One Whitfield County Board of Commission member thinks the recent Local Option Sales Tax (LOST) agreement with the City of Dalton is a bad deal for property taxpayers.
Commissioner Greg Jones was the lone dissenting vote Monday night for the agreement, which both sides agreed to on Oct. 12. The measure passed 3-1, with Board Chairman Mike Babb usually only voting to break ties. The Dalton City Council approved the agreement with a 3-0 vote on Oct. 15.
“Everybody in Whitfield County is going to get a 1.6-mill increase on their tax bill next year because of giving the cities more money,” Jones said. “That’s my main concern. All we’re doing is transferring the taxes.”

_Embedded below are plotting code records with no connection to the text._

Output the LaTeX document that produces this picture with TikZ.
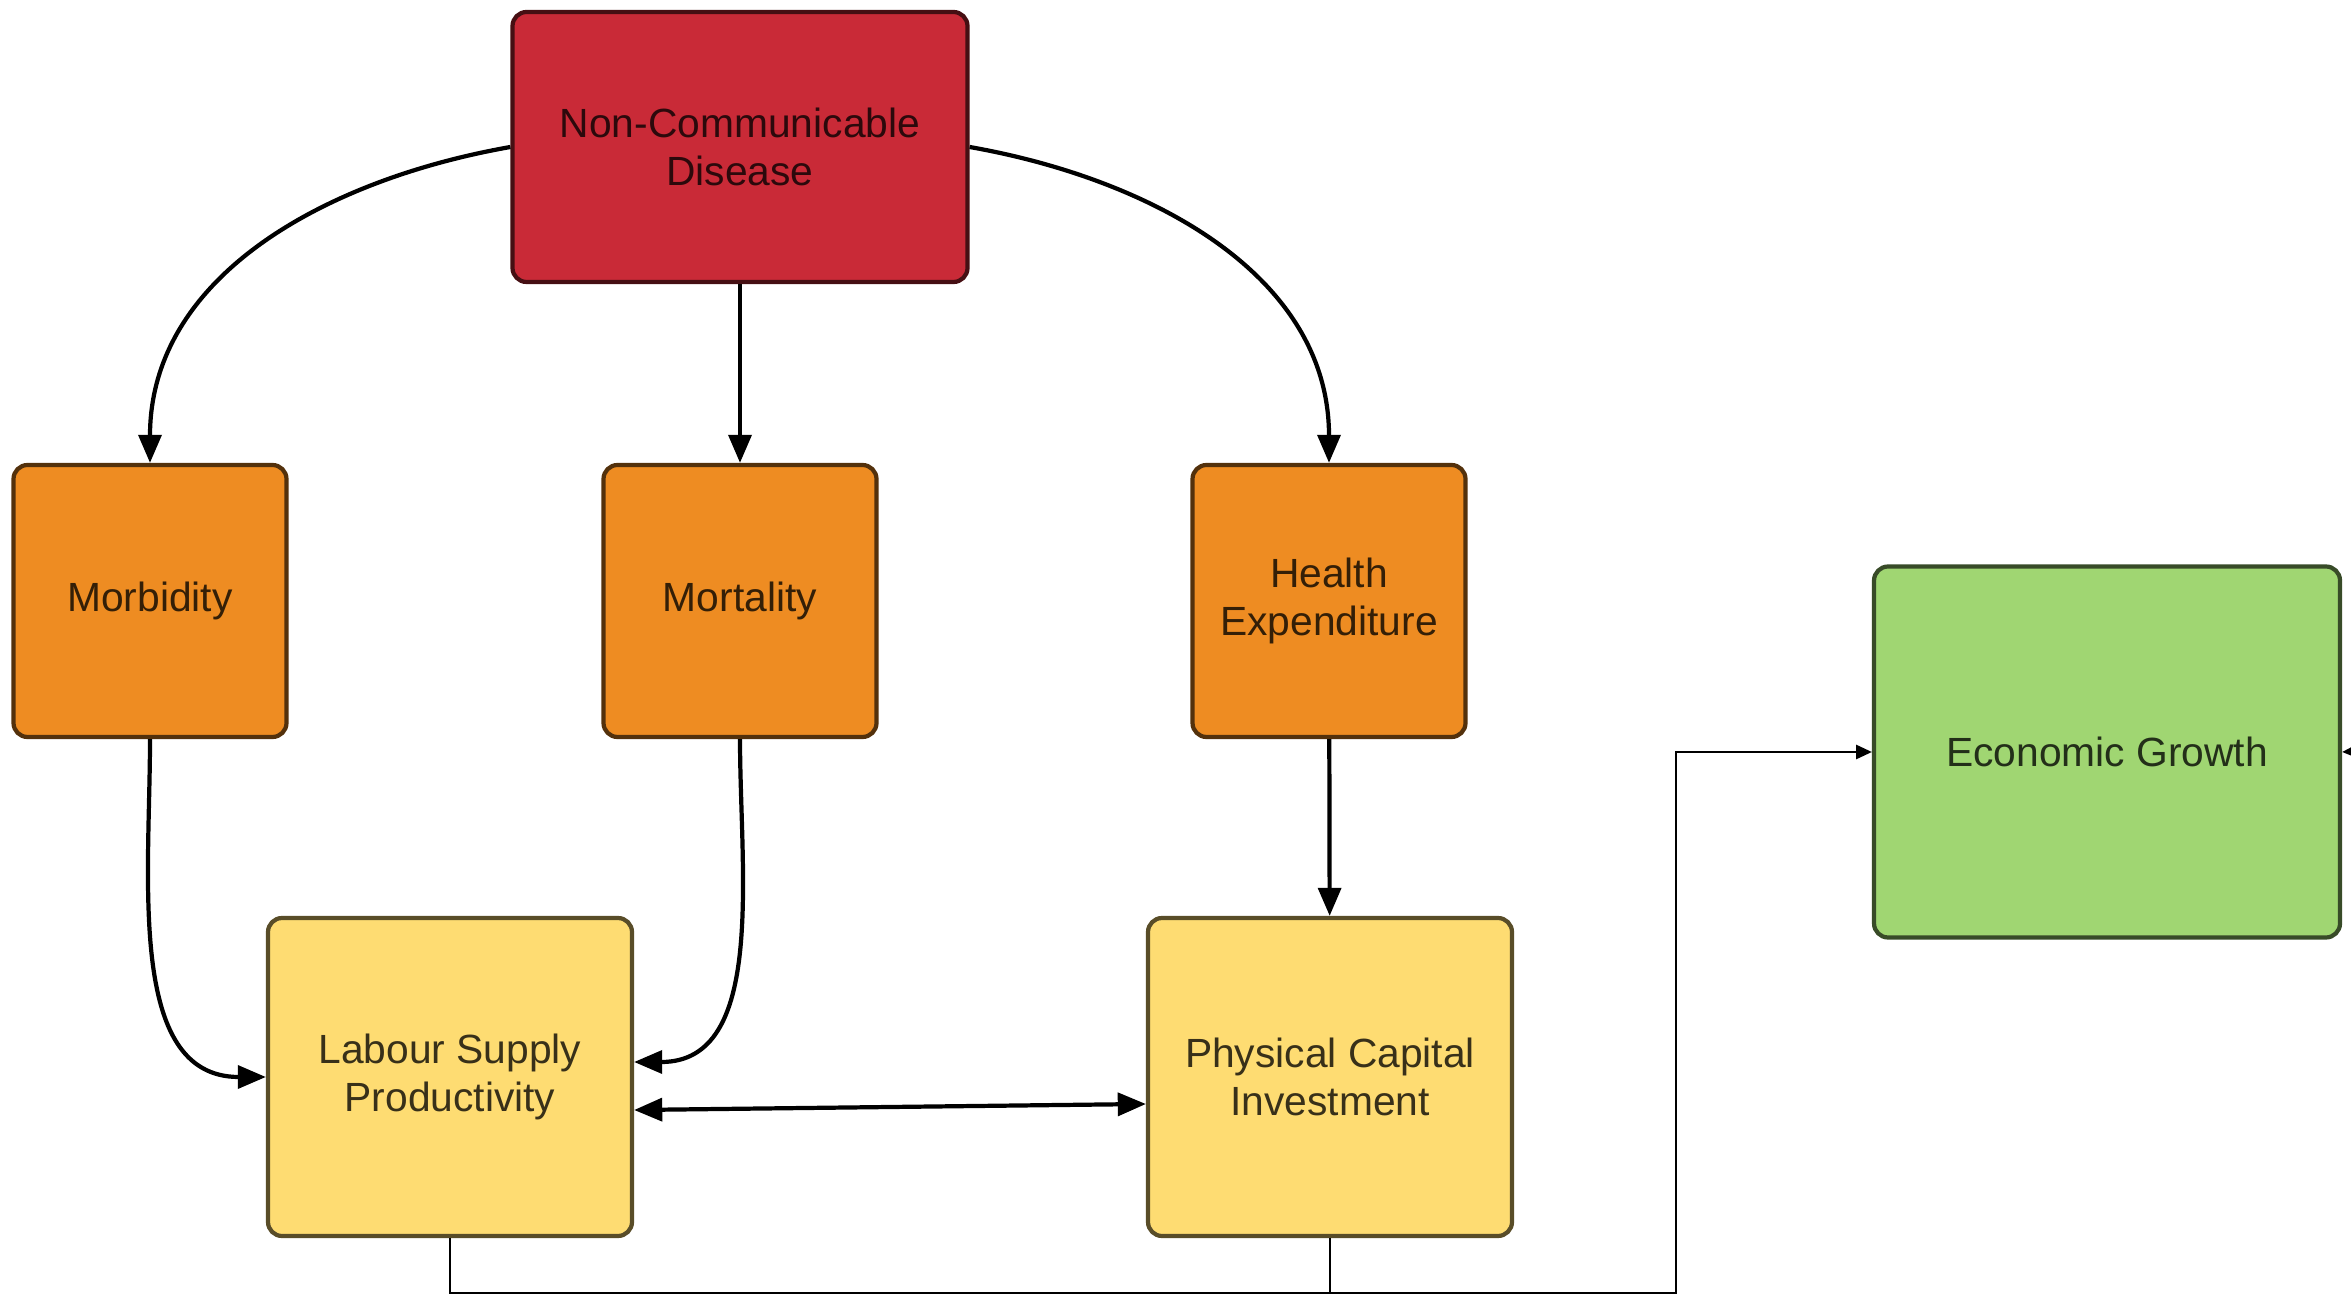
\documentclass[tikz,border=0pt]{standalone}
\usepackage{fontspec}
\setmainfont{Liberation Sans}
\usetikzlibrary{arrows.meta}

\definecolor{ncdred}{HTML}{C92A37}
\definecolor{effectorange}{HTML}{EE8C22}
\definecolor{channelyellow}{HTML}{FEDC72}
\definecolor{growthgreen}{HTML}{A0D672}

\begin{document}
\begin{tikzpicture}[->,>={Triangle[length=8pt,width=6.5pt]},line width=1.2pt,
        box/.style={draw=#1!35!black,fill=#1,text=#1!22!black,line width=1.2pt,
          rounded corners=4pt,align=center,inner sep=0pt,
          font=\fontsize{11.6}{13.6}\selectfont},
        effect/.style={box=effectorange,minimum width=2.73cm,minimum height=2.72cm},
        channel/.style={box=channelyellow,minimum width=3.64cm,minimum height=3.18cm},
        link/.style={line width=0.7pt,>={Triangle[length=4.5pt,width=4pt]}}]

  \clip (0,0) rectangle (23.51,12.99);

  \node[box=ncdred,minimum width=4.55cm,minimum height=2.70cm] (ncd) at (7.40,11.52) {Non-Communicable\\Disease};
  \node[effect] (morb) at (1.50,6.98) {Morbidity};
  \node[effect] (mort) at (7.40,6.98) {Mortality};
  \node[effect] (hexp) at (13.29,6.98) {Health\\Expenditure};
  \node[channel] (lab) at (4.50,2.22) {Labour Supply\\Productivity};
  \node[channel] (phys) at (13.30,2.22) {Physical Capital\\Investment};
  \node[box=growthgreen,minimum width=4.66cm,minimum height=3.71cm] (eg) at (21.07,5.47) {Economic Growth};

  \coordinate (jn) at (16.76,0.06);
  \coordinate (egin) at (24.2,5.51);

  \path (ncd.west) edge[out=190,in=90]  (morb.north)
        (ncd) edge (mort)
        (ncd.east) edge[out=-10,in=90]  (hexp.north)
        (morb.south) edge[out=-90,in=180] (lab.west)
        (mort.south) edge[out=-90,in=0] ([yshift=0.15cm]lab.east)
        ([yshift=-0.33cm]lab.east) edge[<->] ([yshift=-0.27cm]phys.west)
        (hexp) edge (phys);

  \draw[link,-] (phys.south) -- (phys.south |- jn);
  \draw[link] (lab.south) |- (jn) |- (eg.west);
  \draw[link] (egin) -- (eg.east);

\end{tikzpicture}
\end{document}
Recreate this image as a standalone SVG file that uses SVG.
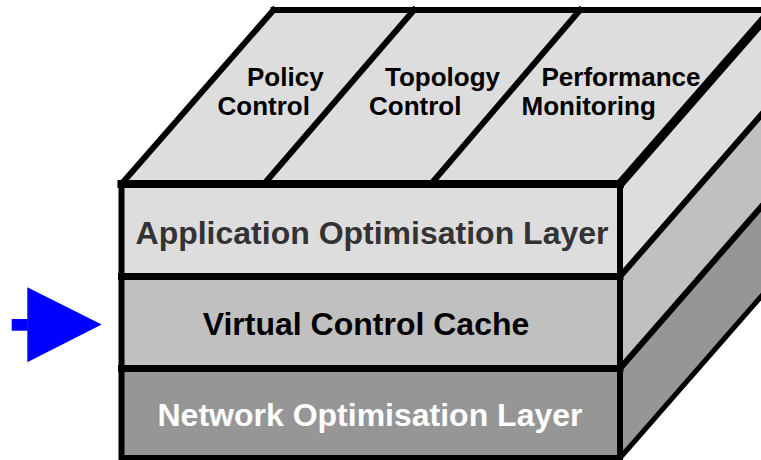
<svg xmlns="http://www.w3.org/2000/svg" width="761" height="460" viewBox="0 0 761 460">
<style>
.edge{stroke:#000;fill:none;stroke-linejoin:miter;stroke-linecap:square}
.lt{fill:#dddddd}
.md{fill:#c0c0c0}
.dk{fill:#969696}
.lbl{font-family:"Liberation Sans",Arial,sans-serif;font-weight:bold;font-size:32px;text-anchor:middle}
.top{font-family:"Liberation Sans",Arial,sans-serif;font-weight:bold;font-size:26px;fill:#000}
</style>
<rect width="761" height="460" fill="#fff"/>
<g id="top-face">
  <polygon class="lt" points="121.5,184 273.5,10 772,10 620,184"/>
</g>
<g id="policy-control">
  <text class="top" x="247" y="86">Policy</text>
  <text class="top" x="217.5" y="115">Control</text>
</g>
<g id="topology-control">
  <text class="top" x="385" y="86">Topology</text>
  <text class="top" x="369" y="115">Control</text>
</g>
<g id="performance-monitoring">
  <text class="top" x="541.5" y="86">Performance</text>
  <text class="top" x="521.5" y="115">Monitoring</text>
</g>
<g id="side-face">
  <polygon class="lt" points="620,184 772,10 772,102.5 620,276.5"/>
  <polygon class="md" points="620,276.5 772,102.5 772,194.5 620,368.5"/>
  <polygon class="dk" points="620,368.5 772,194.5 772,284 620,458"/>
</g>
<g id="application-layer">
  <rect class="lt" x="121.5" y="184" width="498.5" height="92.5"/>
  <text class="lbl" x="372" y="244" fill="#333333">Application Optimisation Layer</text>
</g>
<g id="virtual-control-cache">
  <rect class="md" x="121.5" y="276.5" width="498.5" height="92"/>
  <text class="lbl" x="366" y="335" fill="#000">Virtual Control Cache</text>
</g>
<g id="network-layer">
  <rect class="dk" x="121.5" y="368.5" width="498.5" height="89.5"/>
  <text class="lbl" x="370" y="426" fill="#fff">Network Optimisation Layer</text>
</g>
<g id="outlines">
  <line class="edge" x1="273.5" y1="10" x2="772" y2="10" stroke-width="6"/>
  <line class="edge" x1="121.5" y1="184" x2="273.5" y2="10" stroke-width="6"/>
  <line class="edge" x1="264" y1="184" x2="414" y2="10" stroke-width="6"/>
  <line class="edge" x1="431" y1="184" x2="580" y2="10" stroke-width="6"/>
  <line class="edge" x1="620" y1="276.5" x2="772" y2="102.5" stroke-width="6"/>
  <line class="edge" x1="620" y1="368.5" x2="772" y2="194.5" stroke-width="6"/>
  <line class="edge" x1="620" y1="458" x2="772" y2="284" stroke-width="5"/>
  <line class="edge" x1="121.5" y1="276.5" x2="620" y2="276.5" stroke-width="7"/>
  <line class="edge" x1="121.5" y1="368.5" x2="620" y2="368.5" stroke-width="7"/>
  <rect class="edge" x="121.5" y="184" width="498.5" height="274" stroke-width="6"/>
  <line class="edge" x1="121.5" y1="184" x2="620" y2="184" stroke-width="8"/>
  <line class="edge" x1="620" y1="184" x2="772" y2="10" stroke-width="9"/>
</g>
<g id="connectors">
  <g id="arrow">
    <rect x="11.7" y="319" width="16" height="11.7" fill="#0000ff"/>
    <polygon points="27.3,287.3 101.7,324.5 27.3,362.3" fill="#0000ff"/>
  </g>
</g>
</svg>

If city and county leaders could not reach an agreement, a Superior Court judge would have ruled for one side. Although there would be “a lot of unknowns” in sending the LOST decision to a judge, Jones said he still doesn’t think the agreement was “the right move.”
The agreement calls for Dalton to receive 32 percent of LOST revenues in 2013, with that share rising 1 percent every other year to 36 percent in 2021. Whitfield County will get 64.851 percent in 2013, with that share dropping to 60.457 percent in 2021. The rest will be divided among the county’s other three cities.
State law requires cities and counties to renegotiate their LOST agreements every 10 years after the results of the latest census are in.
The LOST currently brings in about $17.2 million a year, and under the current LOST agreement negotiated 10 years ago the county receives 83.24 percent and Dalton gets 14.93 percent, with the rest divided among the other cities.